## Aim
The lines to extract run from the first line of the material below to the line containing "import plotly.graph_objects as go", both included; leave the pictures behind.

## Material
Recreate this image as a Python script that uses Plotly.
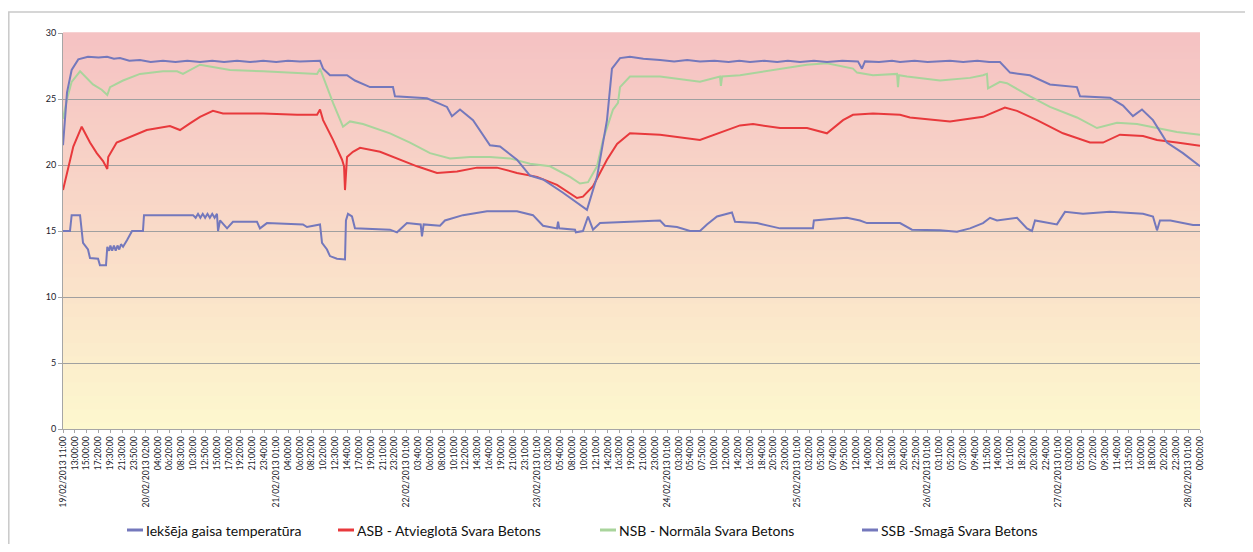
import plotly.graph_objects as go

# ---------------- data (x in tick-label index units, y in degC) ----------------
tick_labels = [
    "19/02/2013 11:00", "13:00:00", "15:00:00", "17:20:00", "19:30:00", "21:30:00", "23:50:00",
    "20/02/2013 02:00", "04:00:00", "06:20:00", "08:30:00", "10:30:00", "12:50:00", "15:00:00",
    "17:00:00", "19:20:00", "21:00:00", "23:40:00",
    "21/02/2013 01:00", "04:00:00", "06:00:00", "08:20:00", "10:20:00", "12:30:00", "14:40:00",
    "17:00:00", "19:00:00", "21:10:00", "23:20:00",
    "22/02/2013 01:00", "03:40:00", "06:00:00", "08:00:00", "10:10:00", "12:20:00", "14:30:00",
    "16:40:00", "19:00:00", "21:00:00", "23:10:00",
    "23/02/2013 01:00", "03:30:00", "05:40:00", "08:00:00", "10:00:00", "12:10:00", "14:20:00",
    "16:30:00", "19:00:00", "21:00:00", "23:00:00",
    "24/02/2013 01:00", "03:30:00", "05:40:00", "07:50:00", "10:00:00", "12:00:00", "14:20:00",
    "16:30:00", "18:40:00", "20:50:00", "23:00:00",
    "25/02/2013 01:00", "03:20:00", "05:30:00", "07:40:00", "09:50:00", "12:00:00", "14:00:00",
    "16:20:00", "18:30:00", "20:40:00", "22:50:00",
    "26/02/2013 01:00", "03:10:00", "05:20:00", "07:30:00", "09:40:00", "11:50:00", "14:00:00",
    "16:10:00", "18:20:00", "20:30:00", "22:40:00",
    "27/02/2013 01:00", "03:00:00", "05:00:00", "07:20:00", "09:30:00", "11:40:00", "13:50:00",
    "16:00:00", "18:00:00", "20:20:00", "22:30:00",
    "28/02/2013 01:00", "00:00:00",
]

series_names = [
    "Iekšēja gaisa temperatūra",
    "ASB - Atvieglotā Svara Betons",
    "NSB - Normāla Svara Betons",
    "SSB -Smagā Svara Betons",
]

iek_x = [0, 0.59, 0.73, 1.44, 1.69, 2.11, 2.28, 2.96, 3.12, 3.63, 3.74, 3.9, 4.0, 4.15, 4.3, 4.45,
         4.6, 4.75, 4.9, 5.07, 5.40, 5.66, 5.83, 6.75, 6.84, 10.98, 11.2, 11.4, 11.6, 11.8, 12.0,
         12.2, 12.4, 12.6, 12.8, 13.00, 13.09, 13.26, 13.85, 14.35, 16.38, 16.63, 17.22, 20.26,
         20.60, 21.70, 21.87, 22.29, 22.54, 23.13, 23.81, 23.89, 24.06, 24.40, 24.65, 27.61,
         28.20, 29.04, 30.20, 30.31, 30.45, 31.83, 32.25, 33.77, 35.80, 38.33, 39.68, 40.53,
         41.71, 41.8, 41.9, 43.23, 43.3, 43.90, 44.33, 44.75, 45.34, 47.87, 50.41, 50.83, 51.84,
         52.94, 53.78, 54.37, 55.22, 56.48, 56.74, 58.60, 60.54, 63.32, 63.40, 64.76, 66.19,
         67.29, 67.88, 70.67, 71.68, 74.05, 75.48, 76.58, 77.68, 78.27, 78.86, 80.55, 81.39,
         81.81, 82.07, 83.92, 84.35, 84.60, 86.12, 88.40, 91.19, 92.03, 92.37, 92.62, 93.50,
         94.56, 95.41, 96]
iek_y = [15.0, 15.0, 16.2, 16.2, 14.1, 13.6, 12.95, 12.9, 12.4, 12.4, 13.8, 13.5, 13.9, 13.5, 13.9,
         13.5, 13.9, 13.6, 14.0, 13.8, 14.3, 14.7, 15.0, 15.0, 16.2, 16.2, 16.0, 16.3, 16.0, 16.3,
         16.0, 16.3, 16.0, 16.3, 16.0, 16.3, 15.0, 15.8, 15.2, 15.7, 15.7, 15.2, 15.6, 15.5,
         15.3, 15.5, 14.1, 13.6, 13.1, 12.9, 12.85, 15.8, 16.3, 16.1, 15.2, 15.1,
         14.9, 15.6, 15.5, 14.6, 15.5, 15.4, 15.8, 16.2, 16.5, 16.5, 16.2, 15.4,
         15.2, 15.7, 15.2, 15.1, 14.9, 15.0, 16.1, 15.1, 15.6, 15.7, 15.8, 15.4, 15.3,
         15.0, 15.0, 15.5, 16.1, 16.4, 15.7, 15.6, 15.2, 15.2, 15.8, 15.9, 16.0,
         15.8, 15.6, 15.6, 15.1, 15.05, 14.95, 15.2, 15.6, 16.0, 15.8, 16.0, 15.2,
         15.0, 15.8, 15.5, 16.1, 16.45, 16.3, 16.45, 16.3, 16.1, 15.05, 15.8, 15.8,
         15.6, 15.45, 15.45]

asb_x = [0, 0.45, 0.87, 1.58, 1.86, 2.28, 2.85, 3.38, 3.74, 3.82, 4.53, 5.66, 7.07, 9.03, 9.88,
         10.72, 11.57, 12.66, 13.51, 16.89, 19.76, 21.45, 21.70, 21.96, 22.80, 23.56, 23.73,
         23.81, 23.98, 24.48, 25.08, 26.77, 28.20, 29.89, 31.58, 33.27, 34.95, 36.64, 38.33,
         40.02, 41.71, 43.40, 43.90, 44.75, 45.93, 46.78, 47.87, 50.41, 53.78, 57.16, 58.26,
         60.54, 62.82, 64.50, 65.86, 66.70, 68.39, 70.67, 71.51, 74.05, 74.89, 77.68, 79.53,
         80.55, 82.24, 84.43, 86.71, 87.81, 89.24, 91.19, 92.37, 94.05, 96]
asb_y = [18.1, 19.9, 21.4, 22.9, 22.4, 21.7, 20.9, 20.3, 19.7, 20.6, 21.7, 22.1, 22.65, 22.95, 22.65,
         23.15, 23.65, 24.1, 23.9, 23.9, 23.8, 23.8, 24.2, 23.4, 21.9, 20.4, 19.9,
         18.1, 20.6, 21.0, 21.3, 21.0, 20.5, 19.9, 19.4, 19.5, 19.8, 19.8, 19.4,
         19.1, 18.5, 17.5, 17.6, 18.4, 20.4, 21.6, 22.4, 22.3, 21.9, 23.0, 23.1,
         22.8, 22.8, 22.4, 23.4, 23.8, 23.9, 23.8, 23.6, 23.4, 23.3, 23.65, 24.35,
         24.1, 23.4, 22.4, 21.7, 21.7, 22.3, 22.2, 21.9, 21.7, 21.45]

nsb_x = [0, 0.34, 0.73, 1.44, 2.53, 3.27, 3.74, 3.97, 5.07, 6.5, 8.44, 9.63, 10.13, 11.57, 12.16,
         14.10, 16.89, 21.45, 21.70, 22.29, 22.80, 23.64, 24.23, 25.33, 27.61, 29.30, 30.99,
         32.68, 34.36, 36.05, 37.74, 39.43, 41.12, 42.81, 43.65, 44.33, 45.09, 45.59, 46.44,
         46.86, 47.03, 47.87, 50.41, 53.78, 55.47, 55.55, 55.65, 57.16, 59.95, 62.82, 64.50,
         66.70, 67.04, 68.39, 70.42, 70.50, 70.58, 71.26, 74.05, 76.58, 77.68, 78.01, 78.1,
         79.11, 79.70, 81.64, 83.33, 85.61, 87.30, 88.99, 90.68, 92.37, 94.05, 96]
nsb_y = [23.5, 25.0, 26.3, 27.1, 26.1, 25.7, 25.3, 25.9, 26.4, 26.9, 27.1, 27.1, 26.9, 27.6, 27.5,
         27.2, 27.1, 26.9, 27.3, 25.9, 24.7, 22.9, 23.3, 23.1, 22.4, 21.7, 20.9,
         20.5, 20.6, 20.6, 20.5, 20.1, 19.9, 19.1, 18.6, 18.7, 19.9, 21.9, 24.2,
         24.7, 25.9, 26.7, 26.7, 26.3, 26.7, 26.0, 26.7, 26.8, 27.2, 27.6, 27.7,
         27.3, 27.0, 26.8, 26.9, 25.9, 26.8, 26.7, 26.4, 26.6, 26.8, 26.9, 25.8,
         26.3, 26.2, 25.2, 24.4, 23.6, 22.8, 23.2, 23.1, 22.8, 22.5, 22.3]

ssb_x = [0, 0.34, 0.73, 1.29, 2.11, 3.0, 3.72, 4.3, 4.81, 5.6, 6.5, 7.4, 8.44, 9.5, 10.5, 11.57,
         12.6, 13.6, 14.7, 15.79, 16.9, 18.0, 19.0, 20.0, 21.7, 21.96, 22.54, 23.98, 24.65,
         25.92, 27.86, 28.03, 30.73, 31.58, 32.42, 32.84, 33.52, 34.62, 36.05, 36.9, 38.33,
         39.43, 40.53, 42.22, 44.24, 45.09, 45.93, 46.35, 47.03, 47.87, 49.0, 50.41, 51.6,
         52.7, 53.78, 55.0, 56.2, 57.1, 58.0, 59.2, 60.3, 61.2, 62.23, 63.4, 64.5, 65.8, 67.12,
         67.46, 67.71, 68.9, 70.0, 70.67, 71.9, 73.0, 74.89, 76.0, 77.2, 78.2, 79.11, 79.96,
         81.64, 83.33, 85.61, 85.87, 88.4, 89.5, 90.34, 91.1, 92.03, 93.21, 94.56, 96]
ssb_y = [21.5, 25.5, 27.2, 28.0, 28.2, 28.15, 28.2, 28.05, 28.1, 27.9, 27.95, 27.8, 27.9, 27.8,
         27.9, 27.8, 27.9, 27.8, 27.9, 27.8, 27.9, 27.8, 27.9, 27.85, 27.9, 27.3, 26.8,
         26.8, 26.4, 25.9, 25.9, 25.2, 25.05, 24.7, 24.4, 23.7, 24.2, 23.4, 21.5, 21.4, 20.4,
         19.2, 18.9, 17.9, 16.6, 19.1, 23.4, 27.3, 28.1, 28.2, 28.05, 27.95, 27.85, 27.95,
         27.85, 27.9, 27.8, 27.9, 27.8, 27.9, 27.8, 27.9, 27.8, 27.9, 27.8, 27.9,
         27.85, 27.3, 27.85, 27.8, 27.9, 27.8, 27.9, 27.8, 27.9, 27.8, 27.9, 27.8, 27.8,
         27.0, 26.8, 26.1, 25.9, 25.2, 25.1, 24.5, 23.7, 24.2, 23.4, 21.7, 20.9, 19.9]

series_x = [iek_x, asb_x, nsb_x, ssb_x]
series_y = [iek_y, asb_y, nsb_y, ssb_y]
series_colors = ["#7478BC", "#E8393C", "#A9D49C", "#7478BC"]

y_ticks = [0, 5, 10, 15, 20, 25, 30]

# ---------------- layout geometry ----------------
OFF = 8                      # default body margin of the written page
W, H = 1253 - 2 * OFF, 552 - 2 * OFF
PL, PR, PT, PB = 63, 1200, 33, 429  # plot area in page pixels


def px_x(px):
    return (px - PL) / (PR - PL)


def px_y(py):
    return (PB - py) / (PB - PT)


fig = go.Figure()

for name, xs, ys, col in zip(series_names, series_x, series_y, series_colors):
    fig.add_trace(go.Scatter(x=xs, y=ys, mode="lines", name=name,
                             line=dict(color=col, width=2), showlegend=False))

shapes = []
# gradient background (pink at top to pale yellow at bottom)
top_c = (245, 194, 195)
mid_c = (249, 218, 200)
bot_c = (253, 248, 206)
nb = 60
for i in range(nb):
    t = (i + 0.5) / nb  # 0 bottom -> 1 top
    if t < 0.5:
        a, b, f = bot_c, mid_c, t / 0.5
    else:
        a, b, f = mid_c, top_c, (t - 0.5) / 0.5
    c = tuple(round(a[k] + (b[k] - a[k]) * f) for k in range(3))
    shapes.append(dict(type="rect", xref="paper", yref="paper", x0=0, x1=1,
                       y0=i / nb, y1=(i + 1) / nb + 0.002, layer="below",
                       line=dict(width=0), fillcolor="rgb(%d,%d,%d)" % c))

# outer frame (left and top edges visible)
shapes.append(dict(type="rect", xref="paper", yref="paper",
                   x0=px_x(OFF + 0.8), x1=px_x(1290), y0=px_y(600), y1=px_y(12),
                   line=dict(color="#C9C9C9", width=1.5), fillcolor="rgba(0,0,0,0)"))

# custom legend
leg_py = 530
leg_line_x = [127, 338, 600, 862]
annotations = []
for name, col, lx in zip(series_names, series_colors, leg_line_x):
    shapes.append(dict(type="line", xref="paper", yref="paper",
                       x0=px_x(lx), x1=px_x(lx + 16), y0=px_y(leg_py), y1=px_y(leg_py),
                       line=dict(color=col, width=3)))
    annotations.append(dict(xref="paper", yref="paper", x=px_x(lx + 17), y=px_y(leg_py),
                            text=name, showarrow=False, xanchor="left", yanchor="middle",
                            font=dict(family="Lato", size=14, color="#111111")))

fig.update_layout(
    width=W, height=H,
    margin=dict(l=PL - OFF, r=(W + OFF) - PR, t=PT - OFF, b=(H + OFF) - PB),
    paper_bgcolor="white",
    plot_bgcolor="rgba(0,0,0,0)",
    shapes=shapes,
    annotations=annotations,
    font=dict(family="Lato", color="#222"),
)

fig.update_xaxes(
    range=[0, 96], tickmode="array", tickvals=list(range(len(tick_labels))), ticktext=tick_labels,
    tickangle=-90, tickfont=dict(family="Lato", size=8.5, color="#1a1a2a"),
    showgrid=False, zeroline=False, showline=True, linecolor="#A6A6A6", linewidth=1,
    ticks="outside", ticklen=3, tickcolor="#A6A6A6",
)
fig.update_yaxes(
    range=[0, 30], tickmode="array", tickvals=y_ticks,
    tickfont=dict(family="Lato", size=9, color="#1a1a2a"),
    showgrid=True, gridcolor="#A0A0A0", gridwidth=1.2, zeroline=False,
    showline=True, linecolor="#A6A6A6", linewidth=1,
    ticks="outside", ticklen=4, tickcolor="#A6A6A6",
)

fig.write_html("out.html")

## Exercise answer
Recreate this image as a Python script that uses Plotly.
import plotly.graph_objects as go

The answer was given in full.